**DATA SUPPLIED:**
+--

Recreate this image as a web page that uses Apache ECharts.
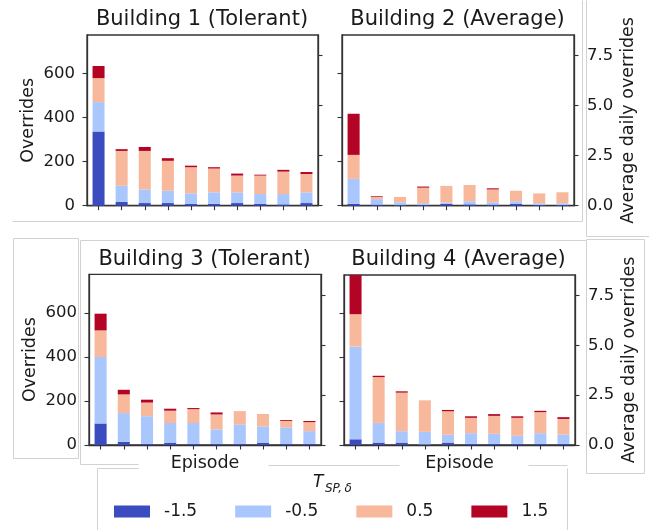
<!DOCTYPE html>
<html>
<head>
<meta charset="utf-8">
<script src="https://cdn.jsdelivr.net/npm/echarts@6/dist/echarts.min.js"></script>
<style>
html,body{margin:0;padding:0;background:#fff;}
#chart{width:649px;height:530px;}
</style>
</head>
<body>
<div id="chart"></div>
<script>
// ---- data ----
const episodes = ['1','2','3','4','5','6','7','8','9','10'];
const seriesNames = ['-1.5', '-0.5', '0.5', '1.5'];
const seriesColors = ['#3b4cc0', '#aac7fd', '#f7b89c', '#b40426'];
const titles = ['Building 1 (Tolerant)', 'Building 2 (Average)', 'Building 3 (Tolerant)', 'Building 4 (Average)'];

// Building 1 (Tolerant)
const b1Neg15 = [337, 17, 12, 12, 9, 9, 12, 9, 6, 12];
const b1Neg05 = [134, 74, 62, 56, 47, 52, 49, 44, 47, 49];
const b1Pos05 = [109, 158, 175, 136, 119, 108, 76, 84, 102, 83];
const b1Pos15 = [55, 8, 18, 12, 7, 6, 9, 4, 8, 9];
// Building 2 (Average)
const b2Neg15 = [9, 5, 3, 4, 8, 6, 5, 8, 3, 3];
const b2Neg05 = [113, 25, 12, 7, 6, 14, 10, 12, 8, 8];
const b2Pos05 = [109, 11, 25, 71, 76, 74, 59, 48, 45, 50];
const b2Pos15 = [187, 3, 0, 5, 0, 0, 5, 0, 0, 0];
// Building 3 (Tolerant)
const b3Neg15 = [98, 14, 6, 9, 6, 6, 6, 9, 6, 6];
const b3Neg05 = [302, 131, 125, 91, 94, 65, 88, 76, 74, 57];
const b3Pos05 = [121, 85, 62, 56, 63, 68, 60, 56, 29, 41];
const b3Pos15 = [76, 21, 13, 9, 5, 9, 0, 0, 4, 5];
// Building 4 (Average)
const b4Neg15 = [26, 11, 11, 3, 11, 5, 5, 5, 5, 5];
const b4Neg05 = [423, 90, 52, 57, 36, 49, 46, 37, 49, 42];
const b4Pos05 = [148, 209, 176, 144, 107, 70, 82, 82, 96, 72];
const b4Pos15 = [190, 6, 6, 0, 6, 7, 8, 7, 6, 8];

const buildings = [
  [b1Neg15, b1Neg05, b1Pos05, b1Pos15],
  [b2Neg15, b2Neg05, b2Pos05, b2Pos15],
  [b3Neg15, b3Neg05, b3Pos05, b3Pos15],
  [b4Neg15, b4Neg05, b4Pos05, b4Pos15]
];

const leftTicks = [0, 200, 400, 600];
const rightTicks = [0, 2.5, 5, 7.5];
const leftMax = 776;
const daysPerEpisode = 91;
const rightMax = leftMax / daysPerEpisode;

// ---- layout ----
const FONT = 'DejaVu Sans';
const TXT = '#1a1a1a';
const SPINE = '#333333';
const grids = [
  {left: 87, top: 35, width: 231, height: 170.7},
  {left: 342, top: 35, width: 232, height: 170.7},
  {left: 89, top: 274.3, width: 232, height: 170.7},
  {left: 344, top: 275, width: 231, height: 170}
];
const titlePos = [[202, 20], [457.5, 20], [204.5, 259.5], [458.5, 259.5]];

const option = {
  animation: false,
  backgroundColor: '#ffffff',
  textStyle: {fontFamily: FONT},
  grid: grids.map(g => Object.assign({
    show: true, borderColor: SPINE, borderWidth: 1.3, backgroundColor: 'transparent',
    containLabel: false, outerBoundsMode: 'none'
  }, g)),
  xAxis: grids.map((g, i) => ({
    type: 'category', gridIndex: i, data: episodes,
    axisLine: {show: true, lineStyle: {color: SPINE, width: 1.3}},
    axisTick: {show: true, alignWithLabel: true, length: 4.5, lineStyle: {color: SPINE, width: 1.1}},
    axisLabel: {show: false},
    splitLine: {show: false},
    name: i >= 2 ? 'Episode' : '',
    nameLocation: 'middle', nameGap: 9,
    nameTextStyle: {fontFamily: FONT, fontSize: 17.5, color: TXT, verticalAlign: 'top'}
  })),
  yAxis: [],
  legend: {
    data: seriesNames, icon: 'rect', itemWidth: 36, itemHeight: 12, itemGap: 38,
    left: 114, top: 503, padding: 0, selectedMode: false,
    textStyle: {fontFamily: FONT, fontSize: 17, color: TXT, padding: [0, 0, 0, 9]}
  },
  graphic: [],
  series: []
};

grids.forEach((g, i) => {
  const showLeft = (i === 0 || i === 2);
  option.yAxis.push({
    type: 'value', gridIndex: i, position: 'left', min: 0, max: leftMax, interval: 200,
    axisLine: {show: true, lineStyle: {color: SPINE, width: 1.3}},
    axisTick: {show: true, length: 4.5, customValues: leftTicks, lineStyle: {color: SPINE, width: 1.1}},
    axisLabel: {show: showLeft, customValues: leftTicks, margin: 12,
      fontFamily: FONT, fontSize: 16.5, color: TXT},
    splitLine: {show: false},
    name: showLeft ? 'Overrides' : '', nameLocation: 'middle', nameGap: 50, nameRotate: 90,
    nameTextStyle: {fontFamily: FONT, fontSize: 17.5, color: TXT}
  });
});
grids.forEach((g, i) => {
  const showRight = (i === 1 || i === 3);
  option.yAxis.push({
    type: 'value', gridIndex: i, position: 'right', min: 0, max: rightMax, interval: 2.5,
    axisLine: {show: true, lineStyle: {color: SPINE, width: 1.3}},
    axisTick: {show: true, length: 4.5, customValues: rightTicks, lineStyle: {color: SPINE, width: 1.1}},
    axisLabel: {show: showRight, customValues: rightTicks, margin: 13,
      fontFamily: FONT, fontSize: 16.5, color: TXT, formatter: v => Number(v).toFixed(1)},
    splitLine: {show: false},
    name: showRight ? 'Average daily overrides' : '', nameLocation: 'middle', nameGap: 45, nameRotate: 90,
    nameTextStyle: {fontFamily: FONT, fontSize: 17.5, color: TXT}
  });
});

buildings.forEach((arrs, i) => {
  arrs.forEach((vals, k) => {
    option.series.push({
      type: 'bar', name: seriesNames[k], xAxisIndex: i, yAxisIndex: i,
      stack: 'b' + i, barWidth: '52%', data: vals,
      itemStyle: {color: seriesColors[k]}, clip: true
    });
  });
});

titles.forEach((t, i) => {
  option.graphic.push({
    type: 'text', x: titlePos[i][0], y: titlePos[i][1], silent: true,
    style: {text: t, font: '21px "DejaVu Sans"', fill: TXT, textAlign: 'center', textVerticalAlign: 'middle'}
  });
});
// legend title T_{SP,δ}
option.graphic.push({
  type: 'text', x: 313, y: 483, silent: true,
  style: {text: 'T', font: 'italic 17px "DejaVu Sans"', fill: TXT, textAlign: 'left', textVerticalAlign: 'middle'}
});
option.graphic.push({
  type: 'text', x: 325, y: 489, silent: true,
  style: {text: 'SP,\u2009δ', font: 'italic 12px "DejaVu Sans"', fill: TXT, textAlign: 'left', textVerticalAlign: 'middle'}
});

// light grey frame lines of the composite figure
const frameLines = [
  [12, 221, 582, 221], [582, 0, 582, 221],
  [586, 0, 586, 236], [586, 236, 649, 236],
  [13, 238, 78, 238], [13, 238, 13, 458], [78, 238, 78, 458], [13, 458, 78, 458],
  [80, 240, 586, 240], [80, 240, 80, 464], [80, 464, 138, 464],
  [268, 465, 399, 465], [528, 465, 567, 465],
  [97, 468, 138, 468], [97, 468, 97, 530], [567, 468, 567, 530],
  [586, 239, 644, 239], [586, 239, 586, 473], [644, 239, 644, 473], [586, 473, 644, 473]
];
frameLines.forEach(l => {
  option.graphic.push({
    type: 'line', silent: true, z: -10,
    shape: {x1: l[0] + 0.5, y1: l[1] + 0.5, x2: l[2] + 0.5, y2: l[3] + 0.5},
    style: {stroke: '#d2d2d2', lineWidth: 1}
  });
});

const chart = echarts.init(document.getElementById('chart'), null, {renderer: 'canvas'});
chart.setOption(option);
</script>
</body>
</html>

+--

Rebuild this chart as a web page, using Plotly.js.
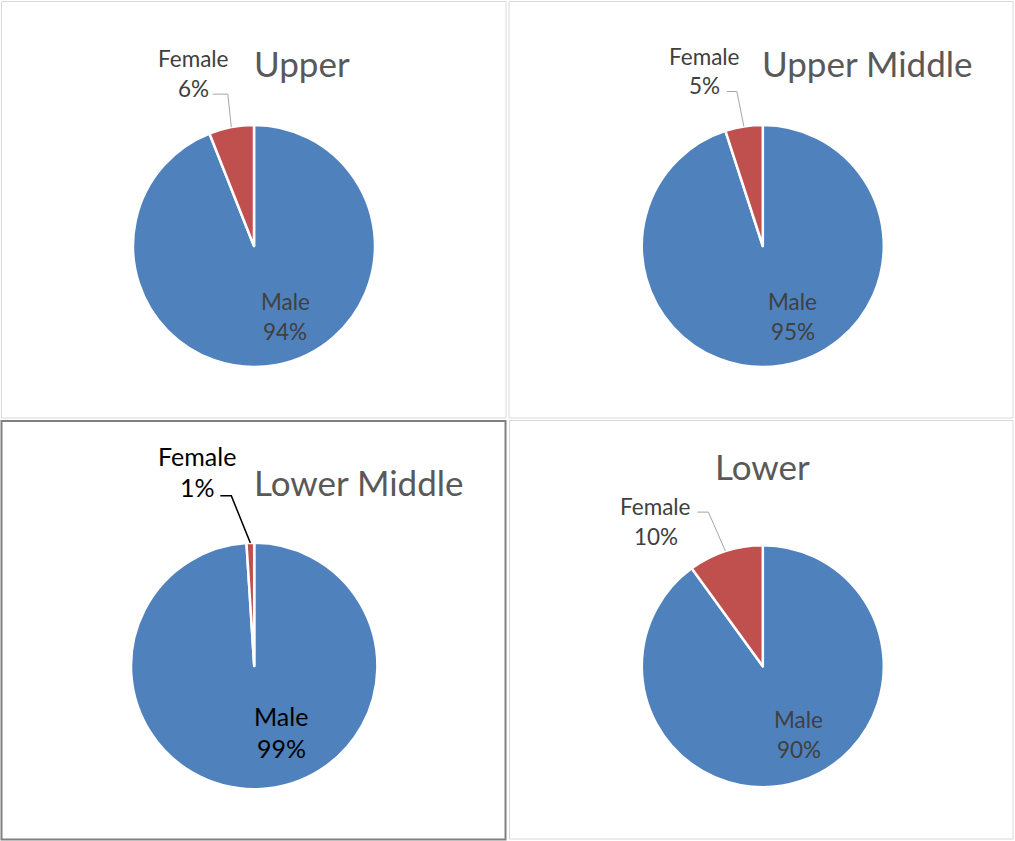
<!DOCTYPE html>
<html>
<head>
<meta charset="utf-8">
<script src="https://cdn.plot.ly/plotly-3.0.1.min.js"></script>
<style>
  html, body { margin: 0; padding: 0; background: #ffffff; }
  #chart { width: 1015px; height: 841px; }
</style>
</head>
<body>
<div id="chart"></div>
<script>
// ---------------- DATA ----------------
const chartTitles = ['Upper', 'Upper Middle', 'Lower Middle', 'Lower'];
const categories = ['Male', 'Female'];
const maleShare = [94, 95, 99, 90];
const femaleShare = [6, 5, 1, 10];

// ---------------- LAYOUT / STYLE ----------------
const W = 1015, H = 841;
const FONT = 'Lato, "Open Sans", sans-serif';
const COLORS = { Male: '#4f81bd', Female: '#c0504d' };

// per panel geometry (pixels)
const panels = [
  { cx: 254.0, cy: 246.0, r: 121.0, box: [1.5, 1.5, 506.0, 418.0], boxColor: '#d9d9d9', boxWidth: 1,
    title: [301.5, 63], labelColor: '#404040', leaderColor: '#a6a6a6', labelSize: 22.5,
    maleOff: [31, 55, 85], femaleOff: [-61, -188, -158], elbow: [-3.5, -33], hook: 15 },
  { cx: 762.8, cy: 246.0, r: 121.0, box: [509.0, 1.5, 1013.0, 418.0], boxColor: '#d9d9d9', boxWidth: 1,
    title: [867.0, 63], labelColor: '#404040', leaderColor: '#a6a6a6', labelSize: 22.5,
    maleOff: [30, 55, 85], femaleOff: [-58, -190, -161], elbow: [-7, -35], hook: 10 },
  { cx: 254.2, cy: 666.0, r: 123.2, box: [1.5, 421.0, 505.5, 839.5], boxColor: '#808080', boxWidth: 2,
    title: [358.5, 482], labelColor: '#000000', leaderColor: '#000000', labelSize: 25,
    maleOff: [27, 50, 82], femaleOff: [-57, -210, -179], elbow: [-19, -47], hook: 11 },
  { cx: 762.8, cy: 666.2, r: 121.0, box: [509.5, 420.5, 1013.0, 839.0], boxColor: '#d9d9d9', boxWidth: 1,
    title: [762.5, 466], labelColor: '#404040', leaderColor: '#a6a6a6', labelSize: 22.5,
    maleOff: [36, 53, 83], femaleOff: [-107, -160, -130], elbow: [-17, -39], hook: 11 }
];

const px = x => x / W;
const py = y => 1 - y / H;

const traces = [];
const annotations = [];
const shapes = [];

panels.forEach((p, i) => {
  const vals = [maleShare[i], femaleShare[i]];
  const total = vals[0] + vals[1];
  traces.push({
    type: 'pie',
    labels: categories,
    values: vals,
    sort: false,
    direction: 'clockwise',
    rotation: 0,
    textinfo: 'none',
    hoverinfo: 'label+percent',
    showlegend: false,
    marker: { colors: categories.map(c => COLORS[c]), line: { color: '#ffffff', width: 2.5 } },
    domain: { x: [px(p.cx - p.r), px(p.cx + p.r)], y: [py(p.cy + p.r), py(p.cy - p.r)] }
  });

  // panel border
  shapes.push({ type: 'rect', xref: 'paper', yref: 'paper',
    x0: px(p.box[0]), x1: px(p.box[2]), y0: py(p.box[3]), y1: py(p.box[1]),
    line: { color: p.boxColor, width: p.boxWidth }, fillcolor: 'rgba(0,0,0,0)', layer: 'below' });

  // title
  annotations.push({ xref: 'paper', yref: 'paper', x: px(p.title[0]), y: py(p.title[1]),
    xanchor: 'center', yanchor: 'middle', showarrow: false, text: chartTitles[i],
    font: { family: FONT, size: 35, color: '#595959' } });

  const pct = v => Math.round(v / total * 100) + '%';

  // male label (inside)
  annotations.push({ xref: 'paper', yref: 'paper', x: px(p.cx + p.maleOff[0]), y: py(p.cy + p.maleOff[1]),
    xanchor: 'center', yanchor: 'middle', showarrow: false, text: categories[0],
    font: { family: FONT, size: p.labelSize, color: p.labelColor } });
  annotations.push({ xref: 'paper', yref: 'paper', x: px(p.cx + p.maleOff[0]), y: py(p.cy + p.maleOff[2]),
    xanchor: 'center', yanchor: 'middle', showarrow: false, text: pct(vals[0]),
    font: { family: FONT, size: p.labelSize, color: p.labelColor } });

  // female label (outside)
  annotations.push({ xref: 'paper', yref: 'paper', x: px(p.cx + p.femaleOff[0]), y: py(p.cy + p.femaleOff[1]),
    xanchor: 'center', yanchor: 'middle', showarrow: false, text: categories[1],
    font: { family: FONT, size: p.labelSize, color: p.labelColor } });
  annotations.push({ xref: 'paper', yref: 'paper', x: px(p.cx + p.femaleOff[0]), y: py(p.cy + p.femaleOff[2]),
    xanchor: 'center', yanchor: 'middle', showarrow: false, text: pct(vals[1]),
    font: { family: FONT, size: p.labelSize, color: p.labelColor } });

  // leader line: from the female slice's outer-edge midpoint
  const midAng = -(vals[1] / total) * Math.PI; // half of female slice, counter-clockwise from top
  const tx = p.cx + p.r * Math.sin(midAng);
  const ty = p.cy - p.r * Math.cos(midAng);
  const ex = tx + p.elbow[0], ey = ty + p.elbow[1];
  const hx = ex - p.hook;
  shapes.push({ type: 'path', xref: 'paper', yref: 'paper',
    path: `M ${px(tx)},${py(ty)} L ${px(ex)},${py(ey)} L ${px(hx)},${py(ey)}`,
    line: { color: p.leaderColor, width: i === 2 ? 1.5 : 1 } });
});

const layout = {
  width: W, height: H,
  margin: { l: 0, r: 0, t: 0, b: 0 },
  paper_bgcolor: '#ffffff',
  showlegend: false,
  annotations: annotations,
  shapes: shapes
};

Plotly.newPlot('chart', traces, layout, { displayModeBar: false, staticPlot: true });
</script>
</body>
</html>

+--

**PROBLEM DETAILS:** From the records above, transcribe exactly the lines starting at the one containing "Recreate this image" and ending at the one containing "const rightMax = leftMax / daysPerEpisode;". Skip the pictures.

**SOLUTION:**
Recreate this image as a web page that uses Apache ECharts.
<!DOCTYPE html>
<html>
<head>
<meta charset="utf-8">
<script src="https://cdn.jsdelivr.net/npm/echarts@6/dist/echarts.min.js"></script>
<style>
html,body{margin:0;padding:0;background:#fff;}
#chart{width:649px;height:530px;}
</style>
</head>
<body>
<div id="chart"></div>
<script>
// ---- data ----
const episodes = ['1','2','3','4','5','6','7','8','9','10'];
const seriesNames = ['-1.5', '-0.5', '0.5', '1.5'];
const seriesColors = ['#3b4cc0', '#aac7fd', '#f7b89c', '#b40426'];
const titles = ['Building 1 (Tolerant)', 'Building 2 (Average)', 'Building 3 (Tolerant)', 'Building 4 (Average)'];

// Building 1 (Tolerant)
const b1Neg15 = [337, 17, 12, 12, 9, 9, 12, 9, 6, 12];
const b1Neg05 = [134, 74, 62, 56, 47, 52, 49, 44, 47, 49];
const b1Pos05 = [109, 158, 175, 136, 119, 108, 76, 84, 102, 83];
const b1Pos15 = [55, 8, 18, 12, 7, 6, 9, 4, 8, 9];
// Building 2 (Average)
const b2Neg15 = [9, 5, 3, 4, 8, 6, 5, 8, 3, 3];
const b2Neg05 = [113, 25, 12, 7, 6, 14, 10, 12, 8, 8];
const b2Pos05 = [109, 11, 25, 71, 76, 74, 59, 48, 45, 50];
const b2Pos15 = [187, 3, 0, 5, 0, 0, 5, 0, 0, 0];
// Building 3 (Tolerant)
const b3Neg15 = [98, 14, 6, 9, 6, 6, 6, 9, 6, 6];
const b3Neg05 = [302, 131, 125, 91, 94, 65, 88, 76, 74, 57];
const b3Pos05 = [121, 85, 62, 56, 63, 68, 60, 56, 29, 41];
const b3Pos15 = [76, 21, 13, 9, 5, 9, 0, 0, 4, 5];
// Building 4 (Average)
const b4Neg15 = [26, 11, 11, 3, 11, 5, 5, 5, 5, 5];
const b4Neg05 = [423, 90, 52, 57, 36, 49, 46, 37, 49, 42];
const b4Pos05 = [148, 209, 176, 144, 107, 70, 82, 82, 96, 72];
const b4Pos15 = [190, 6, 6, 0, 6, 7, 8, 7, 6, 8];

const buildings = [
  [b1Neg15, b1Neg05, b1Pos05, b1Pos15],
  [b2Neg15, b2Neg05, b2Pos05, b2Pos15],
  [b3Neg15, b3Neg05, b3Pos05, b3Pos15],
  [b4Neg15, b4Neg05, b4Pos05, b4Pos15]
];

const leftTicks = [0, 200, 400, 600];
const rightTicks = [0, 2.5, 5, 7.5];
const leftMax = 776;
const daysPerEpisode = 91;
const rightMax = leftMax / daysPerEpisode;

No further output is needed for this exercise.